O Pioneer?
"The Prosaic Willa Cather" by James Seaton, in The American Scholar (Winter 1998), 1811 Q St. N.W., Washington, D.C. 20009.
Once put down by modernists as an outdated expression of Victorian genteel culture, the fiction of Willa Cather (1873–1947) is now enjoying a revival. Her chief champions are feminist literary critics, who have been busily reinterpreting her work in terms of her identity as a woman and (putatively) a lesbian.
Though the feminist approach at least has people reading Cather again, it is unlikely, argues Seaton, an English professor at Michigan State University, to long sustain her reputation as the major writer and cultural critic that she is. For Cather’s status to be secure, he maintains, "the search for the origins of her opinions must give way to a renewed attempt to understand the significance of the view of the world achieved when those opinions become transmuted into novels, short stories, and essays." Whereas feminists look, for instance, to Cather’s supposed lesbianism to explain why romantic love between men and women in her fiction leads to disillusion and death, while friendship nourishes and protects, Seaton sees something else at work, something linked to "her affirmation of organized religion and ordinary family life."

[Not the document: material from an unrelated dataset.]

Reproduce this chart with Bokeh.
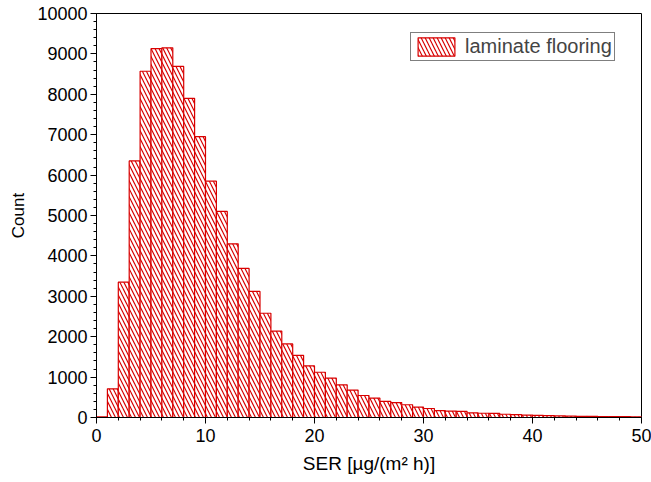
from bokeh.plotting import figure
from bokeh.models import Range1d, FixedTicker, Legend, LegendItem
from bokeh.embed import file_html
from bokeh.resources import INLINE

# Histogram data (bin width 1, SER in µg/(m² h))
bin_edges = list(range(0, 51))
counts = [15, 710, 3350, 6350, 8570, 9130, 9150, 8690, 7900, 6950,
          5850, 5100, 4300, 3690, 3120, 2580, 2140, 1820, 1540, 1280,
          1120, 975, 810, 680, 545, 480, 400, 370, 315, 257,
          223, 170, 160, 150, 115, 105, 100, 80, 70, 60,
          55, 45, 40, 35, 30, 28, 25, 22, 20, 18]
series_name = "laminate flooring"
x_ticks = [0, 10, 20, 30, 40, 50]
y_ticks = list(range(0, 10001, 1000))

RED = "#d80000"
FONT = "Liberation Sans"

p = figure(width=651, height=482, output_backend="svg", toolbar_location=None,
           x_range=Range1d(0, 50), y_range=Range1d(0, 10000))
p.min_border_left = 96
p.min_border_right = 10
p.min_border_top = 13
p.min_border_bottom = 65
p.outline_line_color = "black"
p.outline_line_width = 1
p.grid.visible = False
p.background_fill_color = "white"
p.border_fill_color = "white"

r = p.quad(left=bin_edges[:-1], right=bin_edges[1:], top=counts, bottom=0,
           fill_color="white", line_color=RED, line_width=1.2,
           hatch_pattern="\\", hatch_color=RED, hatch_scale=8, hatch_weight=1.2)

for ax in (p.xaxis[0], p.yaxis[0]):
    ax.axis_line_color = "black"
    ax.major_tick_line_color = "black"
    ax.minor_tick_line_color = "black"
    ax.major_tick_out = 6
    ax.major_tick_in = 0
    ax.minor_tick_out = 3
    ax.minor_tick_in = 0
    ax.major_label_text_font = FONT
    ax.major_label_text_font_size = "18px"
    ax.major_label_text_color = "black"
    ax.axis_label_text_font = FONT
    ax.axis_label_text_font_style = "normal"
    ax.axis_label_text_color = "black"

p.xaxis[0].ticker = FixedTicker(ticks=x_ticks, minor_ticks=list(range(0, 51, 2)))
p.yaxis[0].ticker = FixedTicker(ticks=y_ticks, minor_ticks=list(range(0, 10001, 200)))
p.xaxis[0].axis_label = "SER [µg/(m² h)]"
p.yaxis[0].axis_label = "Count"
p.xaxis[0].axis_label_text_font_size = "19px"
p.yaxis[0].axis_label_text_font_size = "17px"
p.xaxis[0].major_label_standoff = 5
p.yaxis[0].major_label_standoff = 3
p.xaxis[0].axis_label_standoff = 8
p.yaxis[0].axis_label_standoff = 6

legend = Legend(items=[LegendItem(label=series_name, renderers=[r])],
                location=(314, 356), margin=0, padding=2,
                glyph_width=46, glyph_height=23, label_standoff=6,
                label_text_font=FONT, label_text_font_size="20px",
                border_line_color="black", border_line_width=1,
                background_fill_alpha=1)
p.add_layout(legend, "center")

open("out.html", "w").write(file_html(p, INLINE))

O Pioneers! (1913), a Cather novel set in the Nebraska prairie of the late 19th century, may seem to lend itself to a political reading. Emil Bergson and Marie Tovesky Shabata become lovers, only to be shot a few hours later by her husband, when he finds them asleep together under a white mulberry tree. Yet Seaton says that it is not simply heterosexual attraction that led the lovers astray but an unbridled "spirituality that defies human nature." She, according to the novel, was in search of "perfect love," and he, of "rapture... without sin."
"In contrast to such romantic spirituality," writes Seaton, stands organized religion, which, throughout Cather’s fiction, figures "as a rock anchoring the changing aspirations and hopes of individuals to a larger order."
Whether in the 19th-century Southwest of Death Comes for the Archbishop (1927) or in the 17th-century Quebec of Shadows on the Rock (1931), Seaton says, Cather is not trying to satisfy an appetite for the exotic. Instead, the glimpses the novels offer of the religion or the art of a past culture bring home "the continuing importance of everyday life, of the meaningfulness of the constant daily efforts to concentrate upon and order an otherwise chaotic existence." Art and religion in Cather’s fiction emerge from daily life "as continuations and deepenings of everyday routine."
In Cather’s art, Seaton concludes, one can make out "the hidden connections between grand moral principles and seemingly trivial choices, between everyday life and high art." And, in the end, the high art includes Cather’s own.